Relancé sur les premières condamnations et l’interpellation de huit mineurs par exemple pour des chants antisémites dans le métro à Paris, l’imam de la Grande Mosquée de Paris "condamne avec fermeté" ces actes et leurs auteurs "sans aucune réserve". "Ils méritent, ces jeunes-là, d’être rappelés à l’ordre, explique-t-il à propos de l’affaire du métro. Ce sont des enfants. Ils sont dans une attitude puérile, ils ne se rendent pas compte de la gravité de ce qu’ils font. Il faut relativiser. Je n’excuse pas, j’explique simplement qu’il y a des comportements qui émanent de personnes responsables, qui ont toute leur tête, et d’autres qui émanent de jeunes qui sont dans la provocation, dans le jeu."
"Je dis qu’il existe aussi de l’islamophobie, des actes anti-musulmans qui sont tout autant détestables, et dont les musulmans sont victimes", ajoute l’imam, qui dénonce par ailleurs les "crimes de guerre" du Hamas et d’Israël.
"Une succession de crimes de guerre"
"Le Hamas, ce ne sont pas gens qui ont été parachutés à Gaza, explique Abdelali Mamoun. Ce sont des Gazaouis eux-mêmes, des Palestiniens élus par les Palestiniens. Ils ont été choisis par la population de Gaza pour défendre ses intérêts. Ils ont jugé, bêtement et de manière criminelle, et je condamne fermement les exactions qu’ils ont commises le 7 octobre, que pour pouvoir réveiller l’opinion internationale sur le sort que subit Gaza, il fallait aller tuer… C’est leur réflexion, ils se sont dit que c’était le seul moyen pour réveiller les consciences internationales, et ils ont réussi." Une attaque terroriste du Hamas qui a fait 1.200 morts sur le sol israélien.
"A partir du moment où on terrorise, où on tue des gens, c’est bien sûr du terrorisme, poursuit-il. Mais ce que fait l’armée (israélienne) quand elle bombarde et tue 11.000 personnes, vous appelez ça comment? (…) Dans le droit international, le terme terrorisme n’existe pas. Il y a des crimes de guerre qui ont été d’abord commis par Israël à l’égard du blocus et de la prison à ciel ouvert à Gaza. En contrepartie, le Hamas a commis un crime de guerre contre la population israélienne. Et en contrepartie encore une fois, l’armée israélienne a aussi commis un crime de guerre. C’est une succession de crimes de guerre."

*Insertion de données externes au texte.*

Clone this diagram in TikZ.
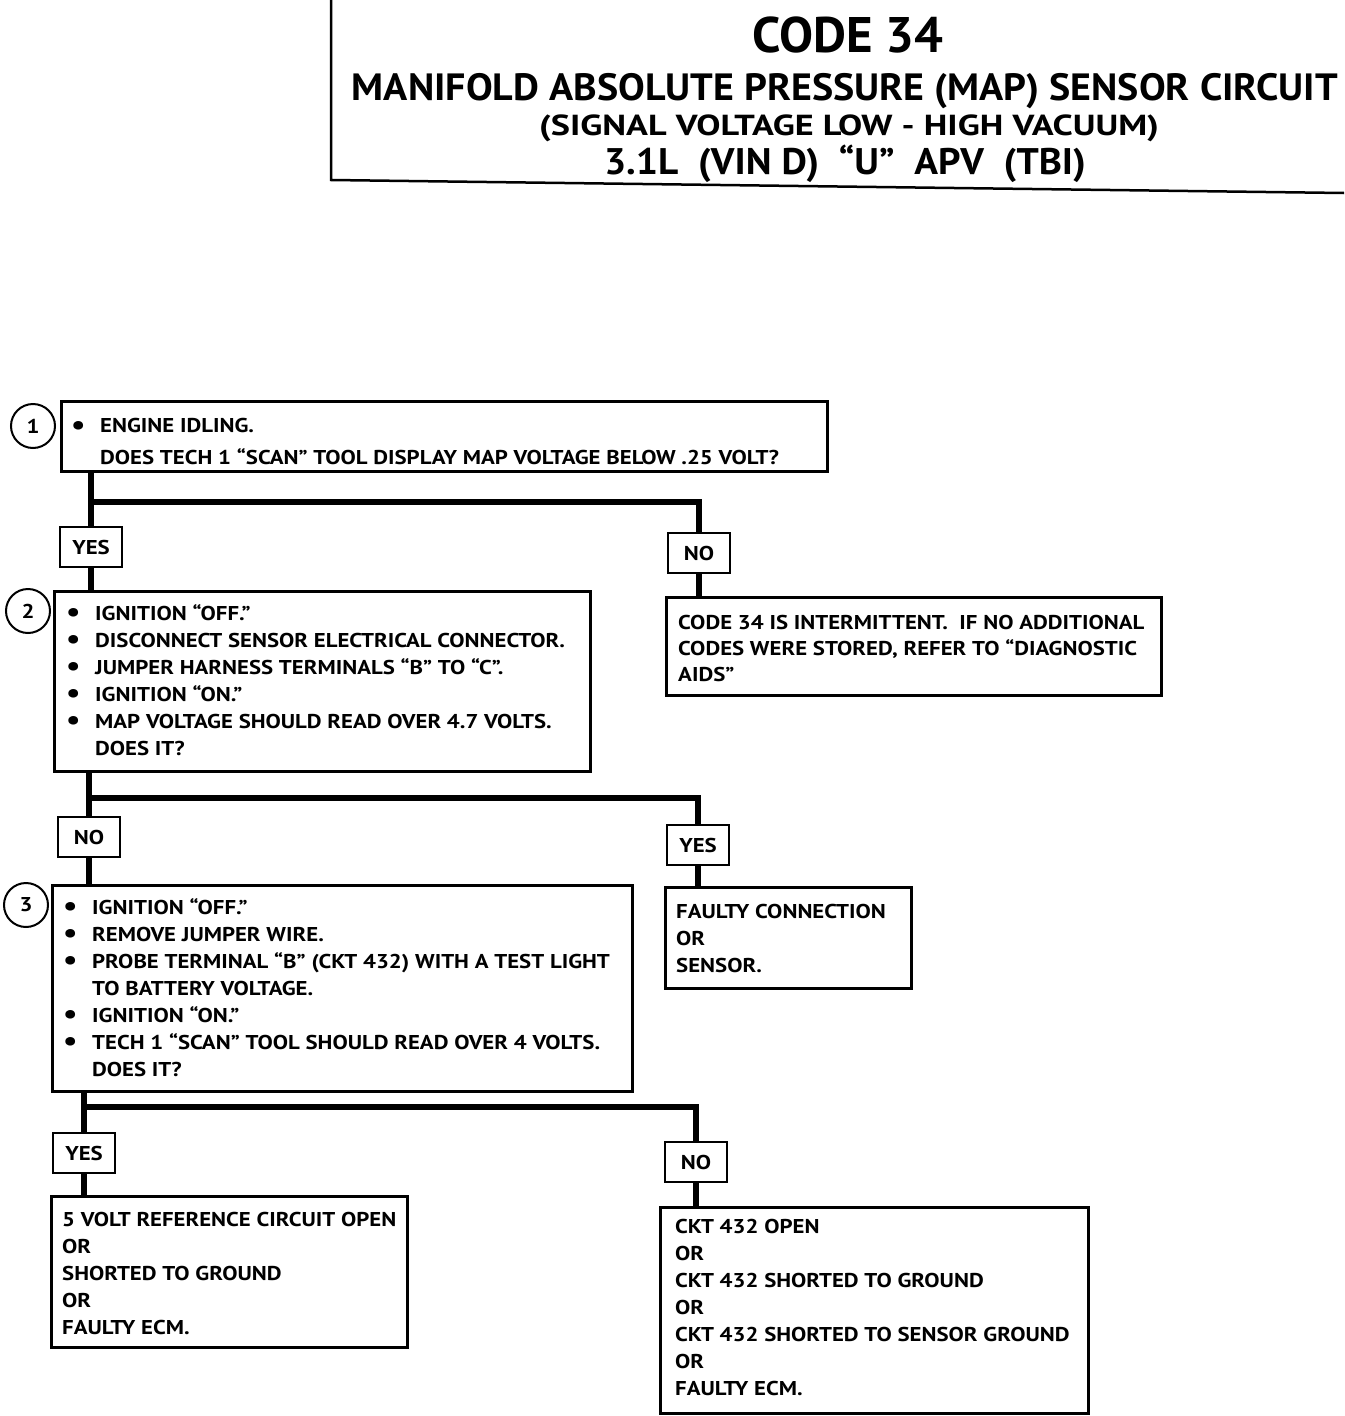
\documentclass[tikz,border=0pt]{standalone}
\usepackage{fontspec}
\setmainfont{PT Sans}
\newfontfamily\bodyfam[FakeStretch=1.14]{PT Sans}
\newcommand\bodyfont{\bodyfam\fontsize{20}{27}\selectfont\bfseries}
\newcommand\bul{\makebox[29pt][l]{\raisebox{-0.08em}{\scalebox{1.4}{\textbullet}}}}
\newcommand\ind{\hspace*{29pt}}
\newcommand\tl[3]{\resizebox{#1}{\height}{\fontsize{#2}{#2}\selectfont\bfseries #3}}
\begin{document}
\begin{tikzpicture}[x=1pt,y=-1pt,
  box/.style={draw,line width=2.5pt,rectangle,inner sep=0,anchor=north west},
  lbl/.style={draw,line width=2.5pt,rectangle,inner sep=0,minimum width=62,minimum height=40,font=\bodyfont},
  conn/.style={line width=6pt},
  txt/.style={anchor=north west,inner sep=0,align=left,font=\bodyfont},
  num/.style={draw,circle,line width=2pt,minimum size=44,inner sep=0,font=\bodyfont},
  ttl/.style={inner sep=0,anchor=center}]
\useasboundingbox (0,0) rectangle (1344,1416);
% title
\draw[line width=2.5pt] (331,0) -- (331,180) -- (1344,193);
\node[ttl] (t1) at (848,35) {\tl{191pt}{50}{CODE 34}};
\node[ttl] (t2) at (845,91) {\tl{986pt}{38}{MANIFOLD ABSOLUTE PRESSURE (MAP) SENSOR CIRCUIT}};
\node[ttl] (t3) at (849,128) {\tl{620pt}{29}{(SIGNAL VOLTAGE LOW - HIGH VACUUM)}};
\node[ttl] (t4) at (845,164) {\tl{482pt}{37}{3.1L\ \ (VIN D)\ \ “U”\ \ APV\ \ (TBI)}};
% boxes
\node[box,minimum width=766,minimum height=70] (b1) at (60,400) {};
\node[box,minimum width=536,minimum height=180] (b2) at (53,590) {};
\node[box,minimum width=495,minimum height=98] (bi) at (665,596) {};
\node[box,minimum width=580,minimum height=206] (b3) at (51,884) {};
\node[box,minimum width=246,minimum height=101] (bf) at (664,886) {};
\node[box,minimum width=356,minimum height=151] (by) at (50,1195) {};
\node[box,minimum width=428,minimum height=206] (bn) at (659,1206) {};
% numbers
\node[num] (n1) at (33,426) {1};
\node[num] (n2) at (28,611) {2};
\node[num] (n3) at (26,905) {3};
% texts
\node[txt] (x1) at (71,418) {\bul ENGINE IDLING.\\[5pt]\ind DOES TECH 1 “SCAN” TOOL DISPLAY MAP VOLTAGE BELOW .25 VOLT?};
\node[txt] (x2) at (66,604) {\bul IGNITION “OFF.”\\\bul DISCONNECT SENSOR ELECTRICAL CONNECTOR.\\\bul JUMPER HARNESS TERMINALS “B” TO “C”.\\\bul IGNITION “ON.”\\\bul MAP VOLTAGE SHOULD READ OVER 4.7 VOLTS.\\\ind DOES IT?};
\node[txt] (xi) at (678,615) {CODE 34 IS INTERMITTENT.\ \ IF NO ADDITIONAL\\[-1pt]CODES WERE STORED, REFER TO “DIAGNOSTIC\\[-1pt]AIDS”};
\node[txt] (x3) at (63,898) {\bul IGNITION “OFF.”\\\bul REMOVE JUMPER WIRE.\\\bul PROBE TERMINAL “B” (CKT 432) WITH A TEST LIGHT\\\ind TO BATTERY VOLTAGE.\\\bul IGNITION “ON.”\\\bul TECH 1 “SCAN” TOOL SHOULD READ OVER 4 VOLTS.\\\ind DOES IT?};
\node[txt] (xf) at (676,904) {FAULTY CONNECTION\\OR\\SENSOR.};
\node[txt] (xy) at (62,1212) {5 VOLT REFERENCE CIRCUIT OPEN\\OR\\SHORTED TO GROUND\\OR\\FAULTY ECM.};
\node[txt] (xn) at (675,1219) {CKT 432 OPEN\\OR\\CKT 432 SHORTED TO GROUND\\OR\\CKT 432 SHORTED TO SENSOR GROUND\\OR\\FAULTY ECM.};
% labels
\node[lbl] (y1) at (91,547) {YES};
\node[lbl] (o1) at (699,553) {NO};
\node[lbl] (o2) at (89,837) {NO};
\node[lbl] (y2) at (698,845) {YES};
\node[lbl] (y3) at (84,1153) {YES};
\node[lbl] (o3) at (696,1162) {NO};
% connectors
\coordinate (j1) at (91,502);
\coordinate (j2) at (89,798);
\coordinate (j3) at (84,1107);
\draw[conn] (y1.north |- b1.south) -- (y1.north);
\draw[conn] (j1) -| (o1.north);
\draw[conn] (y1.south) -- (y1.south |- b2.north);
\draw[conn] (o1.south) -- (o1.south |- bi.north);
\draw[conn] (o2.north |- b2.south) -- (o2.north);
\draw[conn] (j2) -| (y2.north);
\draw[conn] (o2.south) -- (o2.south |- b3.north);
\draw[conn] (y2.south) -- (y2.south |- bf.north);
\draw[conn] (y3.north |- b3.south) -- (y3.north);
\draw[conn] (j3) -| (o3.north);
\draw[conn] (y3.south) -- (y3.south |- by.north);
\draw[conn] (o3.south) -- (o3.south |- bn.north);
\end{tikzpicture}
\end{document}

La Grande Mosquée de Paris "s'inscrit en faux" après les propos d'Abdelali Mamoun
Dans un communiqué, la Grande Mosquée de Paris a assuré dans un communiqué "s'inscrire en faux" après les propos d'Abdelali Mamoun sur RMC. "À la suite de cette émission, je me suis entretenu avec Abdelali Mamoun. Ce dernier m’a affirmé 'son regret d’avoir été très confus' alors qu’il n’entendait pas 'remettre en cause les chiffres alarmants des actes antisémites en France', indique Chems-eddine Hafiz, le recteur de la Grande Mosquée de Paris.
"Contrairement aux propos en question, la Grande Mosquée de Paris ne nie pas, ne minimise pas et ne relativise pas l’ensemble des actes antisémites survenus en France ces dernières semaines, et a une confiance totale dans les chiffres diffusés par le ministère de l’Intérieur et des Outre-mer. Elle déplore vivement la recrudescence des actes antisémites et la condamne totalement. Par son histoire, par son identité et par le message qu’elle porte aujourd’hui, la Grande Mosquée de Paris réaffirme son engagement entier dans la lutte contre l’antisémitisme et contre toute autre forme de racisme. Elle continuera à défendre la fraternité religieuse au sein de notre communauté nationale."